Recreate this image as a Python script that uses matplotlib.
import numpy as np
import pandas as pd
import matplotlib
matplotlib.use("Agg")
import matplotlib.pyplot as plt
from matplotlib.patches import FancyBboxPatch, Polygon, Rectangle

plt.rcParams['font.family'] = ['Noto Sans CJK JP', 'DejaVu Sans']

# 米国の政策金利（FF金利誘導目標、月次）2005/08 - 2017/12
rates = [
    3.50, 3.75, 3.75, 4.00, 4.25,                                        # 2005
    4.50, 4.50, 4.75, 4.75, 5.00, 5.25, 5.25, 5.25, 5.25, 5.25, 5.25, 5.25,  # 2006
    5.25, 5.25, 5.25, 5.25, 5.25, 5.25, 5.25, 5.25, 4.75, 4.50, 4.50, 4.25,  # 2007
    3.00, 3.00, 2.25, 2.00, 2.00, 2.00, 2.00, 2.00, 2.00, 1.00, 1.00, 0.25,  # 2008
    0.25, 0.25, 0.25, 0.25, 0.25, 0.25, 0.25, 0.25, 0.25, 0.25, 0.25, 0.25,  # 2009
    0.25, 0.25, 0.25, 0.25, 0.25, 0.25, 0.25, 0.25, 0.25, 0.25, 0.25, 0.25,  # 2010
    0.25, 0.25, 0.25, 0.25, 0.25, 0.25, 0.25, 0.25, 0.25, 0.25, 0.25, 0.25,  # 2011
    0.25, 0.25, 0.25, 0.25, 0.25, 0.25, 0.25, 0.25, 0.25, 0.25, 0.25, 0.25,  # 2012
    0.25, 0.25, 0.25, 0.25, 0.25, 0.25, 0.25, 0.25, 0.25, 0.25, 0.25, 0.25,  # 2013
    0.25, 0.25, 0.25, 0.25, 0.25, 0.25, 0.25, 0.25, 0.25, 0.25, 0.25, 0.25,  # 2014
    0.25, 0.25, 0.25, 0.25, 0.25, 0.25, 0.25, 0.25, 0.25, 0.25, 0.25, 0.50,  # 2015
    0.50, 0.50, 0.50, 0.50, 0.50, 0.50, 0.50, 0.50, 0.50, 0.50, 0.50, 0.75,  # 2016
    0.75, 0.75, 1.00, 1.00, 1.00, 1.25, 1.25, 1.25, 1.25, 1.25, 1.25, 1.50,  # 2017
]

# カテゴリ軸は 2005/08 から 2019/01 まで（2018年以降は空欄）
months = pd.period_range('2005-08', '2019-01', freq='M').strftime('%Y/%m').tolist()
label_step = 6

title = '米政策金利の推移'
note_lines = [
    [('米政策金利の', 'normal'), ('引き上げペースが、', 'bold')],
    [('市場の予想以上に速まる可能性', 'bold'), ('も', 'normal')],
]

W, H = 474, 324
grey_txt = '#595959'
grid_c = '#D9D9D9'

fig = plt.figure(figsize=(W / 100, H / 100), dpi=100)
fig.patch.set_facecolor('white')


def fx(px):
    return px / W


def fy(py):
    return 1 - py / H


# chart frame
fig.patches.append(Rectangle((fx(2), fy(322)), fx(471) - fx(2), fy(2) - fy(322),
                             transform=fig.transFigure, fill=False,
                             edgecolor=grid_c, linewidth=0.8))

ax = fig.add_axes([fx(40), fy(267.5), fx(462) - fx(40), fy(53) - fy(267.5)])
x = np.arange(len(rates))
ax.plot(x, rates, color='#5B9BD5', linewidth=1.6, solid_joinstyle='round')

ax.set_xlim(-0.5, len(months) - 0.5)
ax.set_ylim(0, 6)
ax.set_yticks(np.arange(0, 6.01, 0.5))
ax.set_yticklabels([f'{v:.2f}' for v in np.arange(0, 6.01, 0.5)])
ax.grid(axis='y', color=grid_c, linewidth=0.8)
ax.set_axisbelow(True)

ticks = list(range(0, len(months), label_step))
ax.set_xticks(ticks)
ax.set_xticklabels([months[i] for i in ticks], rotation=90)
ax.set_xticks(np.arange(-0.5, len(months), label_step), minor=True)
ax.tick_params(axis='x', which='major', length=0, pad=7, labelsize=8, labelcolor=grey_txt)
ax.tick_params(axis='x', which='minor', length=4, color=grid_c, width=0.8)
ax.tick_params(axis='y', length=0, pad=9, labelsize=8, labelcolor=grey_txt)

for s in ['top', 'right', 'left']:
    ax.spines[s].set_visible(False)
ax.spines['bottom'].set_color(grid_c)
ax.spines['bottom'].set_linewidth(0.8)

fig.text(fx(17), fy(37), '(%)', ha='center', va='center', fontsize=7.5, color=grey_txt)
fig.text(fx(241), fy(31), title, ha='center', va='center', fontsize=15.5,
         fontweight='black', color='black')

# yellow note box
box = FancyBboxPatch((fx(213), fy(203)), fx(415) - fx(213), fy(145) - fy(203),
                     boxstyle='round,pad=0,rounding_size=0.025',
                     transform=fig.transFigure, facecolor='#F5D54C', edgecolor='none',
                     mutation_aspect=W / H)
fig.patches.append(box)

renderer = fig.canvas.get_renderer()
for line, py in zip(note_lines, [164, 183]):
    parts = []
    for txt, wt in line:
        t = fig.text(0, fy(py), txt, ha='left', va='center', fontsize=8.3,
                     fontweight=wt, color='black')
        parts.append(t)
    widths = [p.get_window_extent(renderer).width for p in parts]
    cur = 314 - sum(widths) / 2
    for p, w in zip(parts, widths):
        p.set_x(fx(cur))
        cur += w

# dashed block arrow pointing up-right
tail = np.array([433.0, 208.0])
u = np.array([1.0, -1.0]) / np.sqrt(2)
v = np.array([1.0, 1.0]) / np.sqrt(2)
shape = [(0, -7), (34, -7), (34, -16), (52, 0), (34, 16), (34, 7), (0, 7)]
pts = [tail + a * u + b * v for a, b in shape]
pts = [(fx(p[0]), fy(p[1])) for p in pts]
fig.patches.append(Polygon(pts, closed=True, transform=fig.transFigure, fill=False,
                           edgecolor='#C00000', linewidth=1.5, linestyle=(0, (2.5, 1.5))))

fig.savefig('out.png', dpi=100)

═══

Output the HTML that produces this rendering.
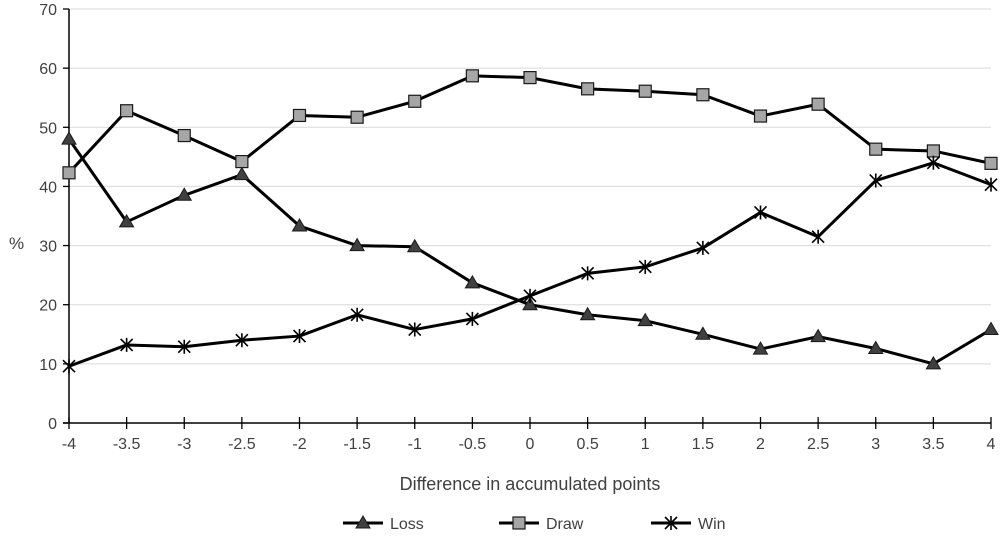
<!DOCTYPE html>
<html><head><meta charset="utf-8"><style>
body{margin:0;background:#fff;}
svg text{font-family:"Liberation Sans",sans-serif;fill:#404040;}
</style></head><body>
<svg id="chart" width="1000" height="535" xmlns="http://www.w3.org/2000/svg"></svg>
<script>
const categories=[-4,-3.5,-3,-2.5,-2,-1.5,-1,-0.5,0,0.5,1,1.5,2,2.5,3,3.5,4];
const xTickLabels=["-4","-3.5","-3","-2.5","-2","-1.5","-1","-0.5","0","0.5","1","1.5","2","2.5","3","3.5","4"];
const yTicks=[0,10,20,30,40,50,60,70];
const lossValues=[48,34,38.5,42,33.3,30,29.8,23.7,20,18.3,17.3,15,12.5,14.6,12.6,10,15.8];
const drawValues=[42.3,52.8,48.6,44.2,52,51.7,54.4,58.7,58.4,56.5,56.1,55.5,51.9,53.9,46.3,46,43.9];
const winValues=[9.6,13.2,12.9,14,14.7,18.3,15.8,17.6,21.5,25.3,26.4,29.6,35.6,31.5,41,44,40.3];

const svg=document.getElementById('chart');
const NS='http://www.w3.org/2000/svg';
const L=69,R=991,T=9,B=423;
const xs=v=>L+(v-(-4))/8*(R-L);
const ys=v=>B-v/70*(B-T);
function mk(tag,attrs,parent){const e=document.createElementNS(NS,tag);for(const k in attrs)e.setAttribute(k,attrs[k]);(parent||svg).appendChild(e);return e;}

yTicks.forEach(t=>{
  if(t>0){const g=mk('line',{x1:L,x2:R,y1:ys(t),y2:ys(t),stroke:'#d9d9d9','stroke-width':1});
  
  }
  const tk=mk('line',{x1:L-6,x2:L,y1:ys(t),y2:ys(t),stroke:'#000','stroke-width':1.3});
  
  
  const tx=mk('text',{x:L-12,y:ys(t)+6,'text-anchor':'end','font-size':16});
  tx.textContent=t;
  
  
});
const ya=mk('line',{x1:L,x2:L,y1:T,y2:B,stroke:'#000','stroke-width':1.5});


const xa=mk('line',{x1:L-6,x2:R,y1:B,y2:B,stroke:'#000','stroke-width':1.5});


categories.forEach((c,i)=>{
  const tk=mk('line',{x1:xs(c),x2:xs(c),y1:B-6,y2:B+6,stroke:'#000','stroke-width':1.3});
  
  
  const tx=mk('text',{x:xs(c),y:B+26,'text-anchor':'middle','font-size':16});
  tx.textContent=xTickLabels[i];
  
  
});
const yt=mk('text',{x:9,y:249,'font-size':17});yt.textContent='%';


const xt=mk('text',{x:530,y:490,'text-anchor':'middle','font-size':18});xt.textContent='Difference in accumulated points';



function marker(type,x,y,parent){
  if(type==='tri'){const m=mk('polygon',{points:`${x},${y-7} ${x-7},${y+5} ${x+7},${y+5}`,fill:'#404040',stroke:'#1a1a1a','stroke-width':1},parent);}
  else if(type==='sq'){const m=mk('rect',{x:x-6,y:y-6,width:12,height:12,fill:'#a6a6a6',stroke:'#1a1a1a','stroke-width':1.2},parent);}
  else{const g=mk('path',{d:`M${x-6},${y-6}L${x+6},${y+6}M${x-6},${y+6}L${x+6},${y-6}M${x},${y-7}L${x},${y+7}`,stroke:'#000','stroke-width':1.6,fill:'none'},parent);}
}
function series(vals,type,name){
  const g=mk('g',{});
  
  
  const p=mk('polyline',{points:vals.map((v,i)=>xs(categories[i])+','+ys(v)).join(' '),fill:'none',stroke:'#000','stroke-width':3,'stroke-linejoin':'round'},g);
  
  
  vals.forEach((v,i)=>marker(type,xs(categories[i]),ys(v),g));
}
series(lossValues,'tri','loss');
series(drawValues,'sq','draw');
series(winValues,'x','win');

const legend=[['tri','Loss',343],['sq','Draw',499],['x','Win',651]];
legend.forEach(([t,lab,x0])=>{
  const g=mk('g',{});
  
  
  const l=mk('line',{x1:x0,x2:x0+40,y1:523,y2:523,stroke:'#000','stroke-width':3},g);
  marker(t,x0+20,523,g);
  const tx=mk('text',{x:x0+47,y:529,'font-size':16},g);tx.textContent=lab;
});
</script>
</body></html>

═══

YOUR INSTRUCTIONS | Return exactly the lines from the one with "Output the HTML that produces this rendering." to the one with "in accumulated points';", inclusive, and nothing else; skip the pictures.

RESPONSE FOR THIS EXERCISE |
Output the HTML that produces this rendering.
<!DOCTYPE html>
<html><head><meta charset="utf-8"><style>
body{margin:0;background:#fff;}
svg text{font-family:"Liberation Sans",sans-serif;fill:#404040;}
</style></head><body>
<svg id="chart" width="1000" height="535" xmlns="http://www.w3.org/2000/svg"></svg>
<script>
const categories=[-4,-3.5,-3,-2.5,-2,-1.5,-1,-0.5,0,0.5,1,1.5,2,2.5,3,3.5,4];
const xTickLabels=["-4","-3.5","-3","-2.5","-2","-1.5","-1","-0.5","0","0.5","1","1.5","2","2.5","3","3.5","4"];
const yTicks=[0,10,20,30,40,50,60,70];
const lossValues=[48,34,38.5,42,33.3,30,29.8,23.7,20,18.3,17.3,15,12.5,14.6,12.6,10,15.8];
const drawValues=[42.3,52.8,48.6,44.2,52,51.7,54.4,58.7,58.4,56.5,56.1,55.5,51.9,53.9,46.3,46,43.9];
const winValues=[9.6,13.2,12.9,14,14.7,18.3,15.8,17.6,21.5,25.3,26.4,29.6,35.6,31.5,41,44,40.3];

const svg=document.getElementById('chart');
const NS='http://www.w3.org/2000/svg';
const L=69,R=991,T=9,B=423;
const xs=v=>L+(v-(-4))/8*(R-L);
const ys=v=>B-v/70*(B-T);
function mk(tag,attrs,parent){const e=document.createElementNS(NS,tag);for(const k in attrs)e.setAttribute(k,attrs[k]);(parent||svg).appendChild(e);return e;}

yTicks.forEach(t=>{
  if(t>0){const g=mk('line',{x1:L,x2:R,y1:ys(t),y2:ys(t),stroke:'#d9d9d9','stroke-width':1});
  
  }
  const tk=mk('line',{x1:L-6,x2:L,y1:ys(t),y2:ys(t),stroke:'#000','stroke-width':1.3});
  
  
  const tx=mk('text',{x:L-12,y:ys(t)+6,'text-anchor':'end','font-size':16});
  tx.textContent=t;
  
  
});
const ya=mk('line',{x1:L,x2:L,y1:T,y2:B,stroke:'#000','stroke-width':1.5});


const xa=mk('line',{x1:L-6,x2:R,y1:B,y2:B,stroke:'#000','stroke-width':1.5});


categories.forEach((c,i)=>{
  const tk=mk('line',{x1:xs(c),x2:xs(c),y1:B-6,y2:B+6,stroke:'#000','stroke-width':1.3});
  
  
  const tx=mk('text',{x:xs(c),y:B+26,'text-anchor':'middle','font-size':16});
  tx.textContent=xTickLabels[i];
  
  
});
const yt=mk('text',{x:9,y:249,'font-size':17});yt.textContent='%';


const xt=mk('text',{x:530,y:490,'text-anchor':'middle','font-size':18});xt.textContent='Difference in accumulated points';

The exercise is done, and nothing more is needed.